Department Omnibus Legislation
Gov. Vilsack signed into law on April 28 Senate File 360, the department’s omnibus legislation. Provisions in this bill include strengthening eligibility standards for the guaranty fund, changing the membership of the governing board of the FAIR Plan to reflect the merger between the Alliance of American Insurers and National Association of Independent Insurers and revising existing statutes on service contracts for the repair or replacement of certain motor vehicles, investments of county or state mutual associations. The provisions in the bill that apply to the property and casualty insurers take effect on July 1.
Senate File 270, relating to identity theft, was signed by the governor on April 6. This legislation provides that any property obtained as a result of identity theft is subject to seizure. It authorizes a financial institution, including insurance companies, that has paid the victim, to act as an interest holder and file a claim for forfeited property. The new law provides that a financial institution can file a complaint of identity theft on behalf of a victim. These institutions may also file a civil action on behalf of an account holder who has suffered a loss of money due to identity theft.

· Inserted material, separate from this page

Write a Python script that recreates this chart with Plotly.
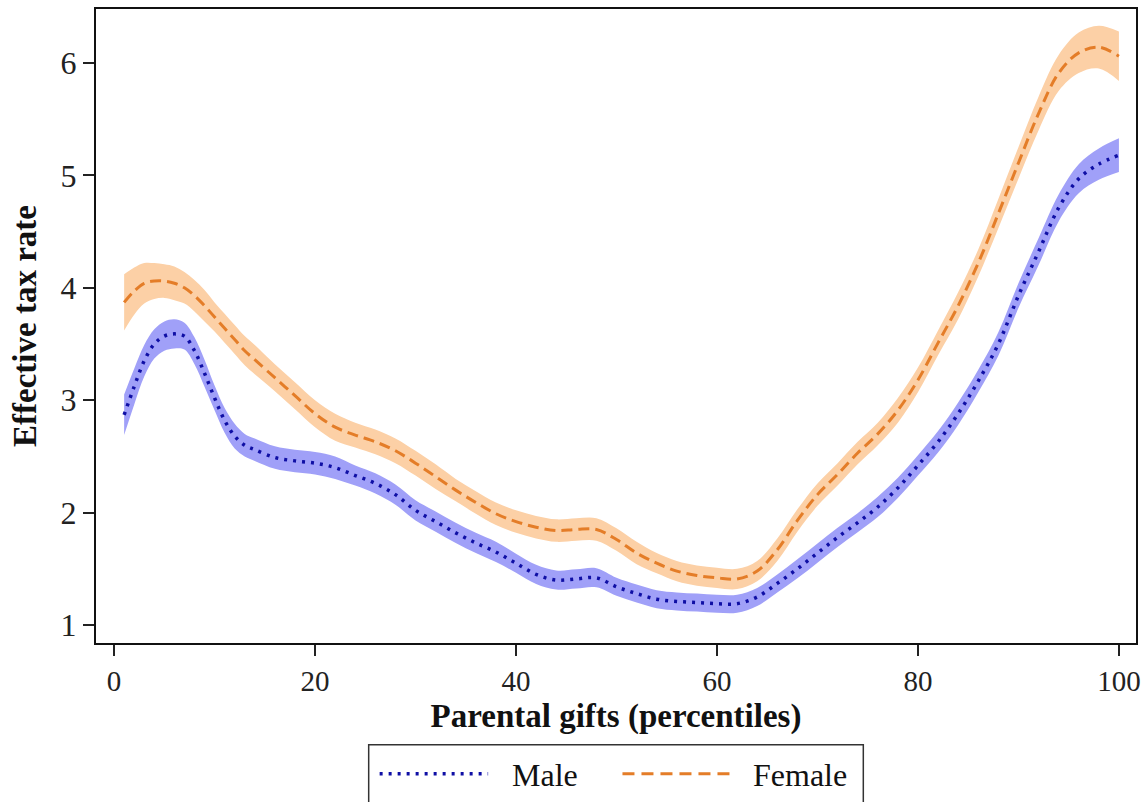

While several consumer-friendly insurance bills passed the legislature, several bills that could have hurt the industry failed to pass including:
· House File 148, mandating underwriting or rating of coverage based on gender for any line of insurance as an unfair trade practice.
· House File 225, instructing personal auto insurers to provide a premium discount to senior drivers based on completion of a driver safety course.
· House File 665, prohibiting the use of credit information in personal lines underwriting and rating.
“We are pleased with the Legislature and the governor for continuing to positively reform the state’s insurance laws,” added Cleasby. “With our sustained efforts, Iowa will become an even stronger, more competitive marketplace for consumers, companies and regulators alike.”